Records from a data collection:
- - -

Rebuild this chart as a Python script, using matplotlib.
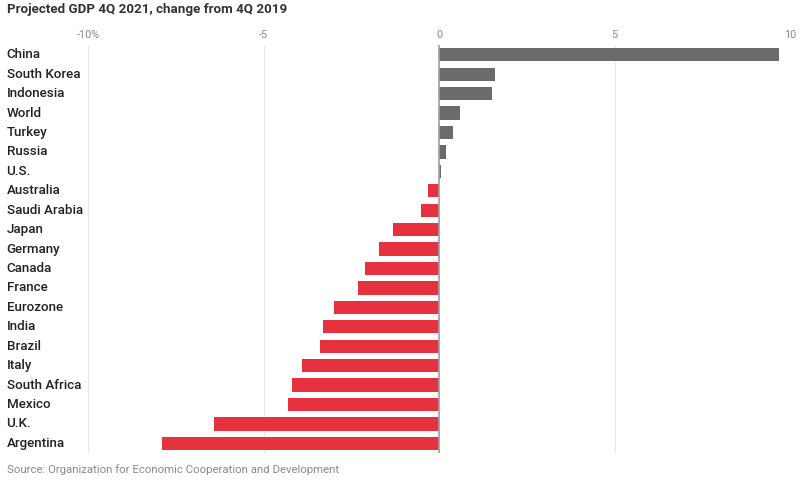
import matplotlib
matplotlib.use('AGG')
import matplotlib.pyplot as plt

countries = ["China", "South Korea", "Indonesia", "World", "Turkey", "Russia", "U.S.",
             "Australia", "Saudi Arabia", "Japan", "Germany", "Canada", "France",
             "Eurozone", "India", "Brazil", "Italy", "South Africa", "Mexico", "U.K.",
             "Argentina"]
change = [9.7, 1.6, 1.5, 0.6, 0.4, 0.2, 0.07,
          -0.3, -0.5, -1.3, -1.7, -2.1, -2.3,
          -3.0, -3.3, -3.4, -3.9, -4.2, -4.3, -6.4,
          -7.9]
ticks = [-10, -5, 0, 5, 10]
tick_labels = ["-10%", "-5", "0", "5", "10"]

plt.rcParams['font.family'] = ['Roboto', 'DejaVu Sans']

fig = plt.figure(figsize=(8, 4.82), dpi=100)
ax = fig.add_axes([0.11, 0.060, 0.8775, 0.8465])

colors = ['#6b6b6b' if v >= 0 else '#e5323e' for v in change]
pos = range(len(countries))
ax.barh(pos, change, height=0.68, color=colors, zorder=3)

ax.set_xlim(-10, 10)
ax.set_ylim(len(countries) - 0.5, -0.5)
ax.set_yticks([])
ax.set_xticks(ticks)
ax.set_xticklabels(tick_labels)
ax.xaxis.tick_top()
ax.tick_params(axis='x', length=0, pad=4, labelsize=7.8, labelcolor='#8a8a8a')
ax.grid(axis='x', color='#e6e6e6', linewidth=0.8, zorder=0)
ax.axvline(0, color='#a0a0a0', linewidth=1.2, zorder=4)
for s in ax.spines.values():
    s.set_visible(False)

for i, name in enumerate(countries):
    ax.text(-0.116, i, name, transform=ax.get_yaxis_transform(), ha='left', va='center',
            fontsize=9.6, fontweight='medium', color='#222222')

fig.text(7 / 800, 1 - 10 / 482, "Projected GDP 4Q 2021, change from 4Q 2019", ha='left', va='center',
         fontsize=9.6, fontweight='bold', color='#333333')
fig.text(7 / 800, 1 - 470 / 482, "Source: Organization for Economic Cooperation and Development",
         ha='left', va='center', fontsize=8.2, color='#8a8a8a')

plt.savefig("out.png", dpi=100)
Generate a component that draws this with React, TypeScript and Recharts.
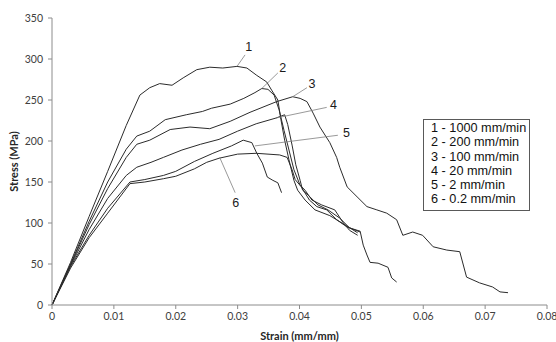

- - -

Exercise prompt:
Reproduce each line of the records exactly, and omit every picture.

Full response:
Rebuild this chart as a Python script, using matplotlib.
import matplotlib
matplotlib.use('AGG')
import matplotlib.pyplot as plt

countries = ["China", "South Korea", "Indonesia", "World", "Turkey", "Russia", "U.S.",
             "Australia", "Saudi Arabia", "Japan", "Germany", "Canada", "France",
             "Eurozone", "India", "Brazil", "Italy", "South Africa", "Mexico", "U.K.",
             "Argentina"]
change = [9.7, 1.6, 1.5, 0.6, 0.4, 0.2, 0.07,
          -0.3, -0.5, -1.3, -1.7, -2.1, -2.3,
          -3.0, -3.3, -3.4, -3.9, -4.2, -4.3, -6.4,
          -7.9]
ticks = [-10, -5, 0, 5, 10]
tick_labels = ["-10%", "-5", "0", "5", "10"]

plt.rcParams['font.family'] = ['Roboto', 'DejaVu Sans']

fig = plt.figure(figsize=(8, 4.82), dpi=100)
ax = fig.add_axes([0.11, 0.060, 0.8775, 0.8465])

colors = ['#6b6b6b' if v >= 0 else '#e5323e' for v in change]
pos = range(len(countries))
ax.barh(pos, change, height=0.68, color=colors, zorder=3)

ax.set_xlim(-10, 10)
ax.set_ylim(len(countries) - 0.5, -0.5)
ax.set_yticks([])
ax.set_xticks(ticks)
ax.set_xticklabels(tick_labels)
ax.xaxis.tick_top()
ax.tick_params(axis='x', length=0, pad=4, labelsize=7.8, labelcolor='#8a8a8a')
ax.grid(axis='x', color='#e6e6e6', linewidth=0.8, zorder=0)
ax.axvline(0, color='#a0a0a0', linewidth=1.2, zorder=4)
for s in ax.spines.values():
    s.set_visible(False)

for i, name in enumerate(countries):
    ax.text(-0.116, i, name, transform=ax.get_yaxis_transform(), ha='left', va='center',
            fontsize=9.6, fontweight='medium', color='#222222')

fig.text(7 / 800, 1 - 10 / 482, "Projected GDP 4Q 2021, change from 4Q 2019", ha='left', va='center',
         fontsize=9.6, fontweight='bold', color='#333333')
fig.text(7 / 800, 1 - 470 / 482, "Source: Organization for Economic Cooperation and Development",
         ha='left', va='center', fontsize=8.2, color='#8a8a8a')

plt.savefig("out.png", dpi=100)
Generate a component that draws this with React, TypeScript and Recharts.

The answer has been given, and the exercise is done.